According to Nanko-Fernández, CTU was “synodal before its time,” as it prepared men from many different religious communities for the priesthood alongside women religious and laypeople preparing for ministry.
A rich and diverse Catholic tradition
In invoking the church of the 19th century with the name Leo while making his first appearance in more traditional garb, the new pope points to the reality that the church’s social teaching is itself traditional.
This juxtaposition of tradition with social teaching should be a reminder that in the 19th century, the Catholic Church in the United States was a church largely of immigrants and laborers. In Chicago, the church was ethnically and culturally diverse, connected to the broader world, and this diversity is reflected at CTU still, where students come from over 40 countries, including China, Vietnam, Nigeria, Kenya, Germany, Croatia, and Argentina.
“CTU reflects the global church in so many ways,” Nanko-Fernández said. Noting Pope Leo’s “ethnically hybrid background and his greetings in Italian and Spanish,” she hoped that this would remind people in the United States that “ours is a rich cultural land of multiple languages and people, many who arrived as or descended from migrants and immigrants.”
Just a few months prior to his election to the papacy, Pope Leo—then Cardinal Prevost—corrected Vice President JD Vance’s misrepresentation of the Augustinian “order of love.” Vance had attempted to use the idea to denigrate immigrants and argue that people should care primarily for their own.
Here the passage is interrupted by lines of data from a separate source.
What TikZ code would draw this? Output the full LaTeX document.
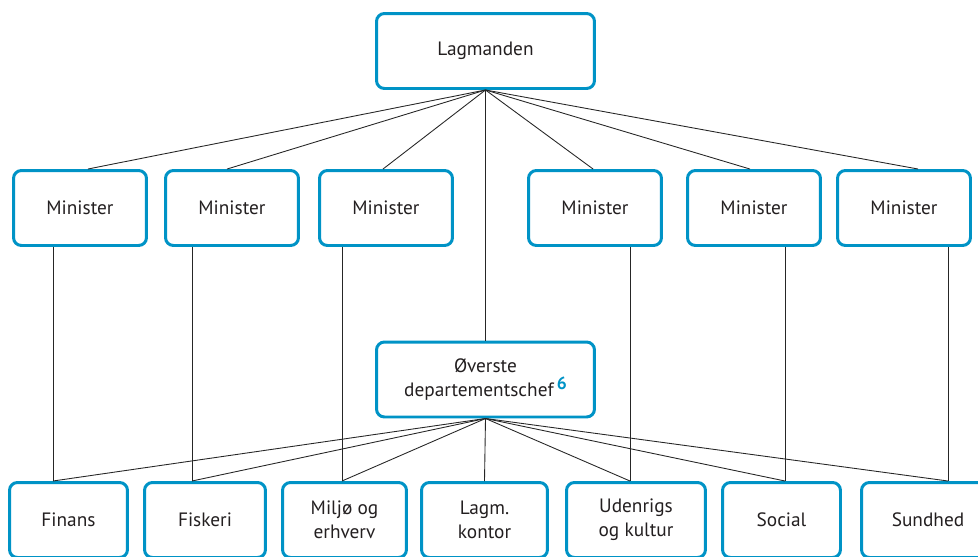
\documentclass[tikz,border=0pt]{standalone}
\usepackage{fontspec}
\setmainfont{PT Sans}
\usepackage{tikz}
\definecolor{fblue}{HTML}{0093C6}
\definecolor{ftext}{HTML}{231F20}

\begin{document}
\begin{tikzpicture}[x=0.02cm,y=-0.02cm,
		box/.style={draw=fblue,line width=1.7pt,rounded corners=4.5pt,minimum height=1.5cm,
			align=center,text=ftext,inner sep=2pt,font=\fontsize{11}{13.5}\selectfont},
		lnk/.style={line width=0.5pt,draw=black!85}]
		\useasboundingbox (0,0) rectangle (978,556);
		%
		\node[box,minimum width=4.36cm] (L) at (485.5,51) {Lagmanden};
		\node[box,minimum width=2.66cm] (M1) at (80,208) {Minister};
		\node[box,minimum width=2.66cm] (M2) at (232,208) {Minister};
		\node[box,minimum width=2.66cm] (M3) at (386,208) {Minister};
		\node[box,minimum width=2.66cm] (M4) at (595,208) {Minister};
		\node[box,minimum width=2.66cm] (M5) at (754,208) {Minister};
		\node[box,minimum width=2.66cm] (M6) at (904,208) {Minister};
		\node[box,minimum width=4.36cm] (O) at (485.5,379.5) {Øverste\\departementschef\,\raisebox{0.7ex}{\normalsize\bfseries\color{fblue}6}};
		%
		\node[box,minimum width=2.36cm] (D1) at (68.5,520) {Finans};
		\node[box,minimum width=2.42cm] (D2) at (205,520) {Fiskeri};
		\node[box,minimum width=2.48cm] (D3) at (344.5,520) {Miljø og\\erhverv};
		\node[box,minimum width=2.52cm] (D4) at (484.5,520) {Lagm.\\kontor};
		\node[box,minimum width=2.78cm] (D5) at (636,520) {Udenrigs\\og kultur};
		\node[box,minimum width=2.36cm] (D6) at (781.5,520) {Social};
		\node[box,minimum width=2.66cm] (D7) at (928,520) {Sundhed};
		%
		\coordinate (t1) at (53,481);
		\coordinate (t2) at (192,481);
		\coordinate (t3) at (342,481);
		\coordinate (t5) at (630,481);
		\coordinate (t6) at (785,481);
		\coordinate (t7) at (948,481);
		%
		\path[lnk]
		(L.south) edge ([xshift=4.5pt]M1.north)
		(L.south) edge ([xshift=-2.8pt]M2.north)
		(L.south) edge ([xshift=-1.7pt]M3.north)
		(L.south) edge ([xshift=-1.1pt]M4.north)
		(L.south) edge ([xshift=-2.3pt]M5.north)
		(L.south) edge ([xshift=8pt]M6.north)
		(L.south) edge (O.north);
		%
		\path[lnk]
		(t1 |- M1.south) edge (t1)
		(t2 |- M2.south) edge (t2)
		(t3 |- M3.south) edge (t3)
		(t5 |- M4.south) edge (t5)
		(t6 |- M5.south) edge (t6)
		(t7 |- M6.south) edge (t7);
		%
		\path[lnk]
		(O.south) edge (t1)
		(O.south) edge (t2)
		(O.south) edge (t3)
		(O.south) edge (D4.north)
		(O.south) edge (t5)
		(O.south) edge (t6)
		(O.south) edge (t7);
	\end{tikzpicture}
\end{document}
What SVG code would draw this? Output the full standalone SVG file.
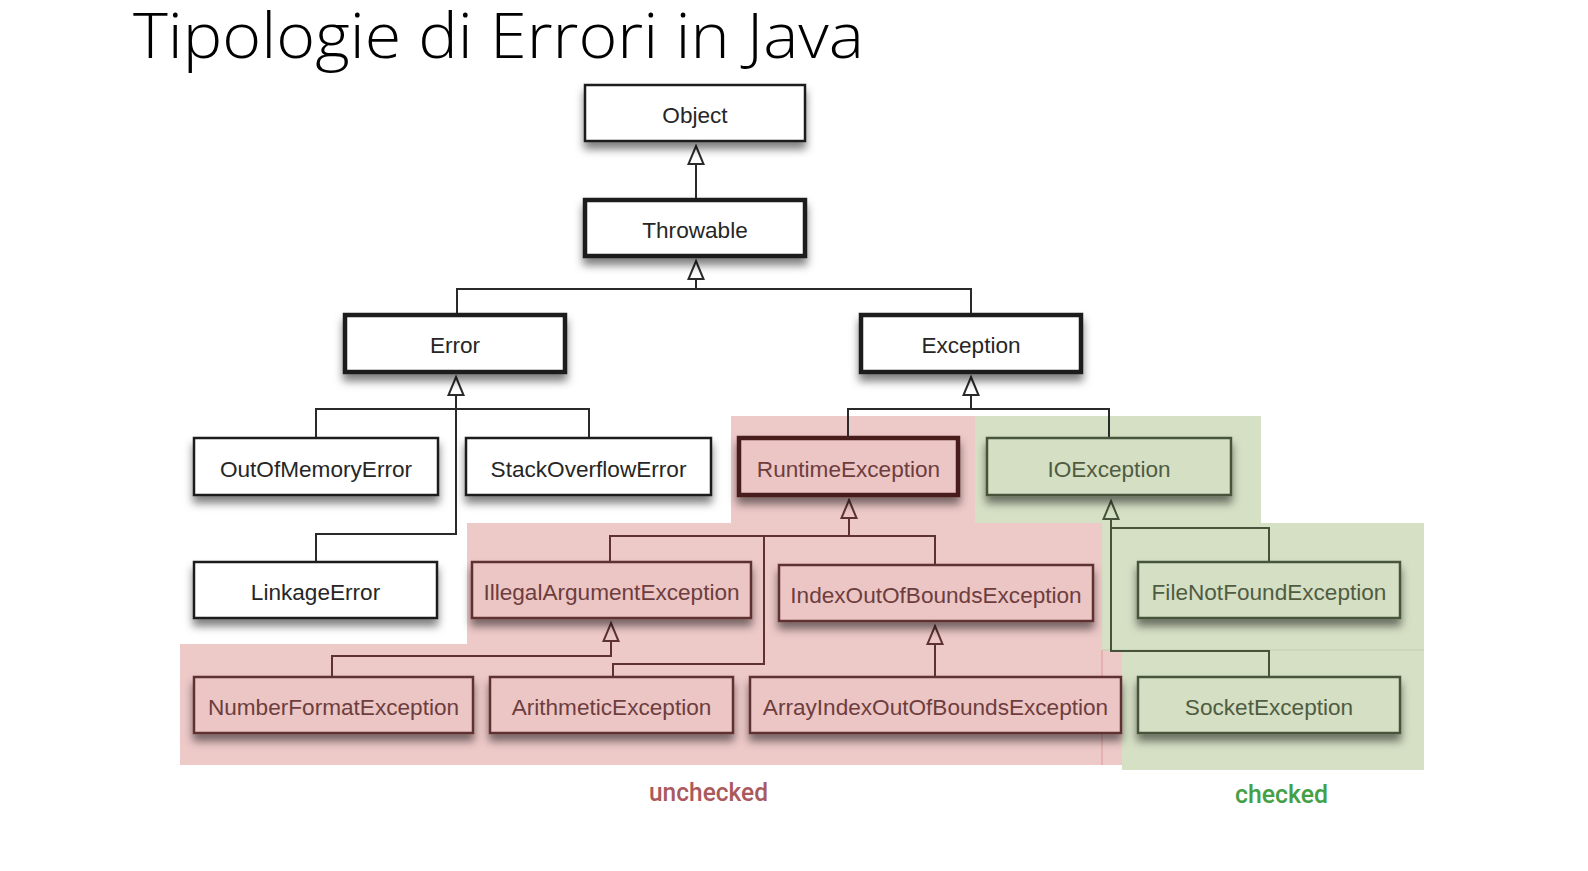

“JD Vance is wrong: Jesus doesn’t ask us to rank our love for others,” he posted on X, while sharing an article on the topic from the National Catholic Reporter.
As an Augustinian priest with degrees from Villanova University and the Pontifical University of St. Thomas Aquinas, as well as from CTU, the new pope is well equipped to correct the deformations of Christian thought associated with nationalistic anti-immigrant sentiment.
The spirit of Vatican II
Pope Leo, like Pope Francis, appears to be committed to the spirit and reforms of the Second Vatican Council. In this, too, he reflects the values of CTU.
“CTU was born out of the spirit of Vatican II,” Nanko-Fernández said, “and that has infused its mission for almost 60 years.”
At the heart of Vatican II was a concern that the church had become too insular, siloed off from the world and no longer capable of carrying out the gospel mission. In his first address to the crowds, Pope Leo referenced the mandate “to proclaim the gospel, to be missionaries.”
A missionary church, in the tradition of Pope Francis, is not a proselytizing church. The point is not to secure members for one’s team, but to bring the good news of Jesus’ liberatory teachings to all people. Pope Leo shows every sign that he will hold to his predecessor’s ecclesiastical conceptions, and his formation at CTU supports this.
“That academic and pastoral formation en conjunto, in an urban setting and in a context that encouraged interreligious and ecumenical relations, undoubtedly helped nurture Pope Leo XIV’s vision and practice,” said Nanko-Fernández.
A political vision for the church
This a “remarkable time for the church and the world as the catholic Church elects a humble man, a great listener with a charismatic wit and wisdom, as Pope Leo XIV,” Okorie said.
The last Pope Leo was elected shortly after the dissolution of the papal states in 1870. He was the first pope since the eighth century to preside over a church without the papal states—a reality that may have prompted him to think differently about the church’s place in political and social orders. In an era of unfettered capitalism and widespread income inequality, Leo XIII’s pastoral tenure was informed both by his academic proficiency and his belief that political and social engagement, especially in matters of social justice and defending the rights of the person, is essential to the church’s role in the world.
Today, income inequality is at a level comparable to that of the Gilded Age, when the last Pope Leo took office. Some Catholics think the cure for the world’s ills would be for the church to return to the era when ecclesial and political power were commingled. Can this new Pope Leo, with his roots in Chicago Catholicism and his academic formation at an institution prioritizing social engagement, steer the church toward a better way?